Draw a mapping diagram and graph of $R$ yourself, or consider the GeoGebra figures and table below.

Martin Flashman, Nov. 1, 2013, Created with GeoGebra

Notice how the points on the graph are paired with the points on the mapping diagram.

Given a point / number, $x$, on the source line, there is a unique arrow meeting the target line at the point / number, $R(x) = \frac {x-2}{(x+1)^3}$. which corresponds to the rational function's value for $x$

Check the box in Geogebra to see more points and arrows corresponding to data on the table.

When the point in the domain is $0$, the arrow points to $R(0) = \frac {(-2)^2}{1^3} = 4$ visualizing the "Y-intercept" on the graph of $R$.

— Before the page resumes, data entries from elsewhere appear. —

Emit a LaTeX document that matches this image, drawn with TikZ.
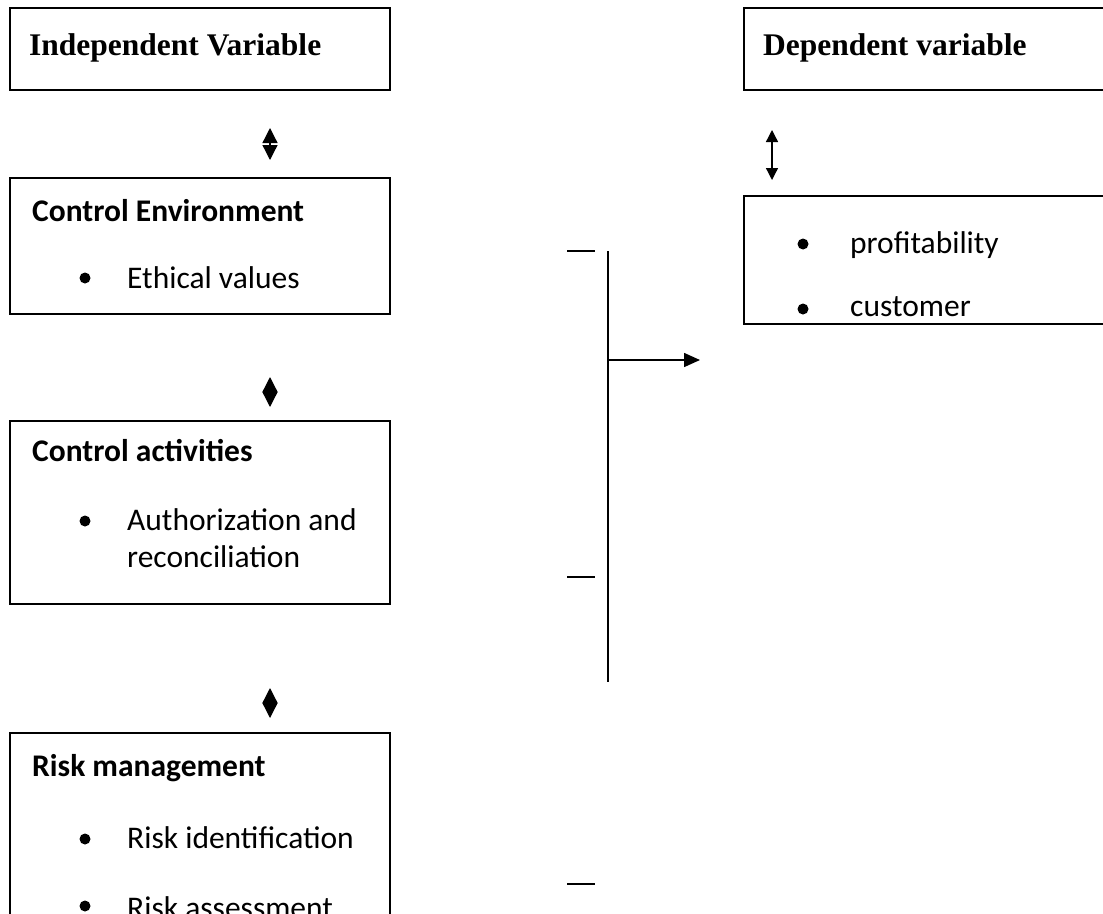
\documentclass[tikz,border=0pt]{standalone}
\usepackage{fontspec}
\setmainfont{Carlito}
\newfontfamily\tnr{Liberation Serif}
\usetikzlibrary{arrows.meta}
\newcommand{\bigsz}{\fontsize{31.5}{36.5}\selectfont}
\tikzset{
  box/.style={draw, line width=1.6pt, inner sep=0pt, anchor=north west, minimum width=380pt},
  head/.style={anchor=base west, inner sep=0pt, font=\tnr\bigsz\bfseries},
  ttl/.style={anchor=base west, inner sep=0pt, font=\bigsz\bfseries},
  item/.style={anchor=base west, inner sep=0pt, align=left, font=\bigsz},
  bul/.style={circle, fill, inner sep=0pt, minimum size=11pt},
  dia/.style={line width=1.3pt, {Triangle[length=15pt,width=15pt]}-{Triangle[length=15pt,width=15pt]}},
  dbl/.style={line width=1.3pt, {Triangle[length=12pt,width=12pt]}-{Triangle[length=12pt,width=12pt]}},
  arr/.style={line width=1.6pt, -{Triangle[length=16pt,width=14pt]}},
  ln/.style={line width=1.6pt},
}

\begin{document}
\begin{tikzpicture}[x=1pt, y=-1pt]
  \useasboundingbox (0,0) rectangle (1103,913);
  \clip (0,0) rectangle (1103,913);
  % left column
  \node[box, minimum height=82pt] (iv) at (9,7) {};
  \node[head] (ivt) at (29,55) {Independent Variable};
  \node[box, minimum height=136pt] (ce) at (9,177) {};
  \node[ttl] (cet) at (32,221) {Control Environment};
  \node[bul] (ceb) at (85,278) {};
  \node[item] (cei) at (127,288) {Ethical values};
  \node[box, minimum height=183pt] (ca) at (9,420) {};
  \node[ttl] (cat) at (32,461) {Control activities};
  \node[bul] (cab) at (85,521) {};
  \node[item] (cai) at (127,567) {Authorization and\\reconciliation};
  \node[box, minimum height=220pt] (rm) at (9,732) {};
  \node[ttl] (rmt) at (32,776) {Risk management};
  \node[bul] (rmb1) at (85,839) {};
  \node[item] (rmi1) at (127,848) {Risk identification};
  \node[bul] (rmb2) at (85,906) {};
  \node[item] (rmi2) at (127,918) {Risk assessment};
  % right column
  \node[box, minimum width=400pt, minimum height=82pt] (dv) at (743,7) {};
  \node[head] (dvt) at (763,55) {Dependent variable};
  \node[box, minimum width=400pt, minimum height=128pt] (res) at (743,195) {};
  \node[bul] (resb1) at (803,244) {};
  \node[item] (resi1) at (850,253) {profitability};
  \node[bul] (resb2) at (803,309) {};
  \node[item] (resi2) at (850,316) {customer};
  % arrows
  \coordinate (d1a) at (270,128); \coordinate (d1b) at (270,160);
  \coordinate (d2a) at (270,377); \coordinate (d2b) at (270,407);
  \coordinate (d3a) at (270,688); \coordinate (d3b) at (270,718);
  \draw[dia] (d1a) -- (d1b);
  \draw[dia] (d2a) -- (d2b);
  \draw[dia] (d3a) -- (d3b);
  \coordinate (u1) at (772,130); \coordinate (u2) at (772,180);
  \draw[dbl] (u1) -- (u2);
  % brace line
  \coordinate (vt) at (608,251); \coordinate (vb) at (608,682);
  \coordinate (vm) at (608,360); \coordinate (ve) at (700,360);
  \draw[ln] (vt) -- (vb);
  \draw[arr] (vm) -- (ve);
  \coordinate (m1a) at (567,251); \coordinate (m1b) at (595,251);
  \coordinate (m2a) at (567,577); \coordinate (m2b) at (595,577);
  \coordinate (m3a) at (567,884); \coordinate (m3b) at (595,884);
  \draw[ln] (m1a) -- (m1b);
  \draw[ln] (m2a) -- (m2b);
  \draw[ln] (m3a) -- (m3b);
\end{tikzpicture}
\end{document}
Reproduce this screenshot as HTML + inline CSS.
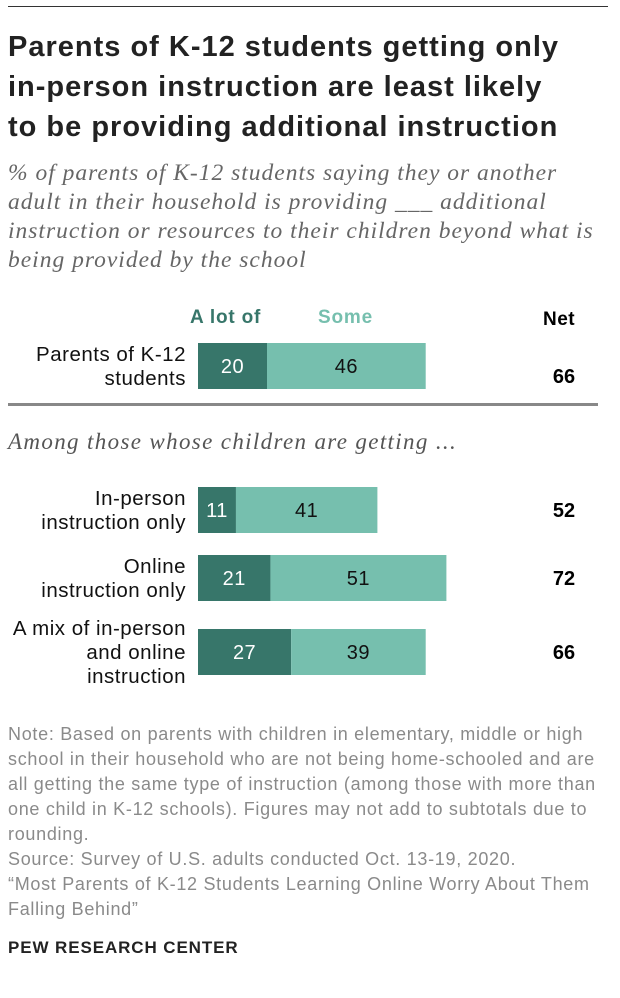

The X- intercepts are the values for $a$ on the domain axis from which the arrow hits the number $0$ on the target. For this function, that value is $a=2$, the value of $h$.

Since when $x=-1$, $x+1 =0$, $R$ is not defined at $x=-1$. Since $x=-1$ is not a root of $x-2$, $x=-1$ is a pole for $R$.

You can check this by moving $x$ to $2$ and $-1$ on the GeoGebra mapping diagram.

You can change the power of the denominator to explore the effect of that being even or odd.